Originally posted by ogl Maybe LR 3.0 beta doesn't work fine with K-x?
According to Ned Bunnell's blog, LR 2.5 does include support for the K-x. They gave the K-x details to Adobe at the same time as the K7 details. So LR 3 should support it too.
The K-x's resolution at low ISO's would, you would expect, be lower than the K7 given the 14MP vs 12MP pixel density.
Allow me to make some speculative comments on K7 vs K-x resolution.
The argument could be made that at higher ISO's the K7 and K-x may catch up with each other in lph resolution as ISO increases. All cameras lose resolution as sensitivity increases. Even though the K7 has a denser sensor, the K-x may possibly lose resolution at a slower rate than the K7 sensor as ISO increases, due to its better noise floor.

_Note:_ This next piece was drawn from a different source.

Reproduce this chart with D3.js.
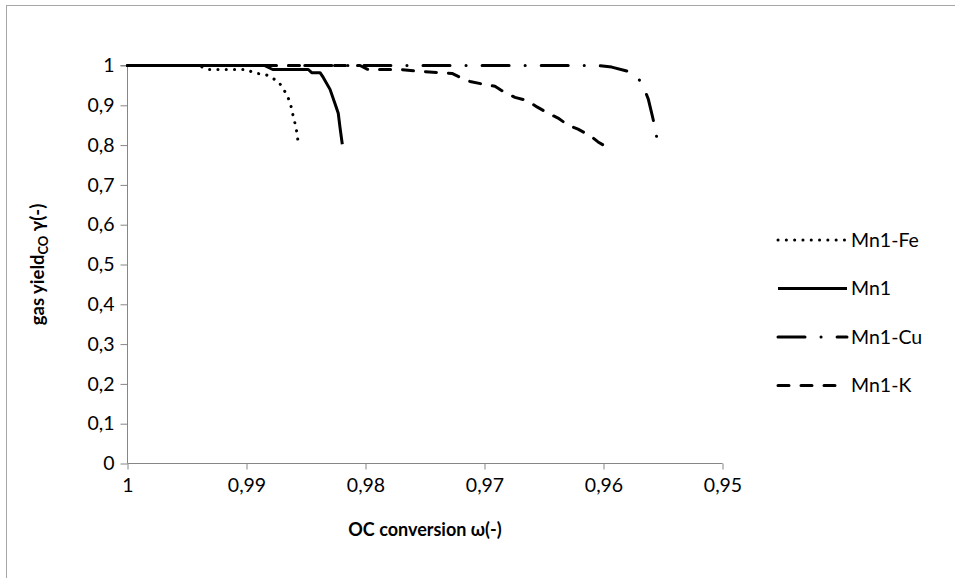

To illustrate the issue, eg according to some of the
Focus-Numerique charts, a camera like the K200D loses fully 25% of it's horizontal resolution from ISO 100 > ISO 1600, whereas a better FF sensor like the Canon 5DII loses only 15% of its resolution across the same ISO range. Similarly, the Canon 500D seems to lose less than 20% of its resolution across that same ISO range.
In theory, if the K-x's resolution loss was on a slower trajectory than the K7's from ISO 100 onwards, the K-x's resolution might be expected to match or exceed the K7's at some point, perhaps even at ISO 1600, depending on the relative rate of decline in resolution vs sensitivity of the two cameras.

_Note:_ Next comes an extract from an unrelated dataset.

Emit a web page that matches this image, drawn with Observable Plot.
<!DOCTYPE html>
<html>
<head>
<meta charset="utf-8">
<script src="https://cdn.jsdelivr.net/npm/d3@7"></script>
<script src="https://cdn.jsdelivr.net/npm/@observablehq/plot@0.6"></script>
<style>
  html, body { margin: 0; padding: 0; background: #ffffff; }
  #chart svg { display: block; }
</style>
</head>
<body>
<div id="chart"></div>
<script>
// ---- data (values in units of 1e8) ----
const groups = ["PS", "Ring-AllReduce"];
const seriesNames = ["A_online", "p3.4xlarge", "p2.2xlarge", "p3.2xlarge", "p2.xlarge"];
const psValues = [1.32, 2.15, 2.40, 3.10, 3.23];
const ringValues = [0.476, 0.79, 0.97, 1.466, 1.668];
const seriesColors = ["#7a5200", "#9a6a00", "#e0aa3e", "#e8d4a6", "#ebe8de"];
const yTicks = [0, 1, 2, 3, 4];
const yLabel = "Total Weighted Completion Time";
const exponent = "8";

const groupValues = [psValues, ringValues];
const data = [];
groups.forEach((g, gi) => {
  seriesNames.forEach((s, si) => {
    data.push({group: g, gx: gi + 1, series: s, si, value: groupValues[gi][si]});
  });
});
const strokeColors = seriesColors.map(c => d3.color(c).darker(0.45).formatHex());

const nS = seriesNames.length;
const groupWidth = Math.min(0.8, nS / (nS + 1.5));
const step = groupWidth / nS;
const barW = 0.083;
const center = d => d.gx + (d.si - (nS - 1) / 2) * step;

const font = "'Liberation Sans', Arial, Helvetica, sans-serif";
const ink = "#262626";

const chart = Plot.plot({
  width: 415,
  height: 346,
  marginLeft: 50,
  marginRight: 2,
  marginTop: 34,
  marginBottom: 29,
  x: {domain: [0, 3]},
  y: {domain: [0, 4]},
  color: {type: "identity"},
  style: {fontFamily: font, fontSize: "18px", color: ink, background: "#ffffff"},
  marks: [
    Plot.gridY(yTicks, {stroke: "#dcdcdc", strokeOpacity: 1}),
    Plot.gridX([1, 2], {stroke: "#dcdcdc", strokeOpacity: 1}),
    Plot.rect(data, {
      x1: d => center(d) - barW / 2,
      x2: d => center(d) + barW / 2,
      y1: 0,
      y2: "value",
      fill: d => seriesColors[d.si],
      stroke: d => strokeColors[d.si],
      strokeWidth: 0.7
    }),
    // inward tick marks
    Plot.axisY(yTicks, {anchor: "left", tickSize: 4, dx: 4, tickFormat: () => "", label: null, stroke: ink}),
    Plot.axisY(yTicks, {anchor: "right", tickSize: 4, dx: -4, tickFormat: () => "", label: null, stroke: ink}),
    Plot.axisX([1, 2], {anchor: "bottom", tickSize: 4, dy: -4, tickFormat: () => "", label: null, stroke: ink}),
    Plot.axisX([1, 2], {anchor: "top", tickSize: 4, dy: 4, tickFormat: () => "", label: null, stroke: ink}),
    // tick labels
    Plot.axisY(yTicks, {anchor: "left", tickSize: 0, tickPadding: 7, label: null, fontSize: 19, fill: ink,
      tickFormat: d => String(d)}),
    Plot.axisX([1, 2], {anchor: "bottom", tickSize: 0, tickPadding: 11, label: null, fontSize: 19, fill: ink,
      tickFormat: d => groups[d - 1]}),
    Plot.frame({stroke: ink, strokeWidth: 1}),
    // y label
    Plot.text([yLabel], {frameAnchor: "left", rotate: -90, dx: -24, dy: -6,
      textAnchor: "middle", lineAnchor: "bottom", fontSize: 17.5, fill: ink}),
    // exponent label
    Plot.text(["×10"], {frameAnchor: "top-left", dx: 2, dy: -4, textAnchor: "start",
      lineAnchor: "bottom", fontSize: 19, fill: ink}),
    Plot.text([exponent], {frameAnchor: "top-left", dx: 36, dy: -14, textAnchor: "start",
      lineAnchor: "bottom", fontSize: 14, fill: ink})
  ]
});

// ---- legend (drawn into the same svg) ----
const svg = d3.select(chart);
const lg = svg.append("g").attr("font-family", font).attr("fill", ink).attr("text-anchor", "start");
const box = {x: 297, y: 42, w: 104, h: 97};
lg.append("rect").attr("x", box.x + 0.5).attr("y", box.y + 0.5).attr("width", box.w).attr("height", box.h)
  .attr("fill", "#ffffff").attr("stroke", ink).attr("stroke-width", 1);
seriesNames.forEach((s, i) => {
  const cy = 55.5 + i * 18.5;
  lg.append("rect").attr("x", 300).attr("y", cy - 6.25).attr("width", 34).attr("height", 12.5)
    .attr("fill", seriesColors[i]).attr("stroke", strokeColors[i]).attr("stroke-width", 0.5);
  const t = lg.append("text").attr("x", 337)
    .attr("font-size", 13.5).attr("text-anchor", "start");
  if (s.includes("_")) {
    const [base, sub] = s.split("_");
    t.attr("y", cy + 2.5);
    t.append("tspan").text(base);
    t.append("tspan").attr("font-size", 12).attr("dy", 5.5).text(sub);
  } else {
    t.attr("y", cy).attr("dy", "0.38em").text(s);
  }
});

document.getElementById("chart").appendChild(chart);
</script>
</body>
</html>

Eg for arguments sake if, like the K200D the 14MP K7 lost 25% of its resolution ISO 100 to 1600, it would effectively be resolving at 10.5MP at 1600 ISO, but if the K-x lost only 15% resolution across that range it would be effectively be 10.2MP at 1600 ISO. And at 3200 ISO or earlier the K7 might fall below the K-x in resolution, if the rate of decline in resolution were constant for both sensors after ISO 1600.
Holding onto more sensor resolution even up into high ISO's is certainly a handy trick, if the K-x does indeed do that. I suspect it may.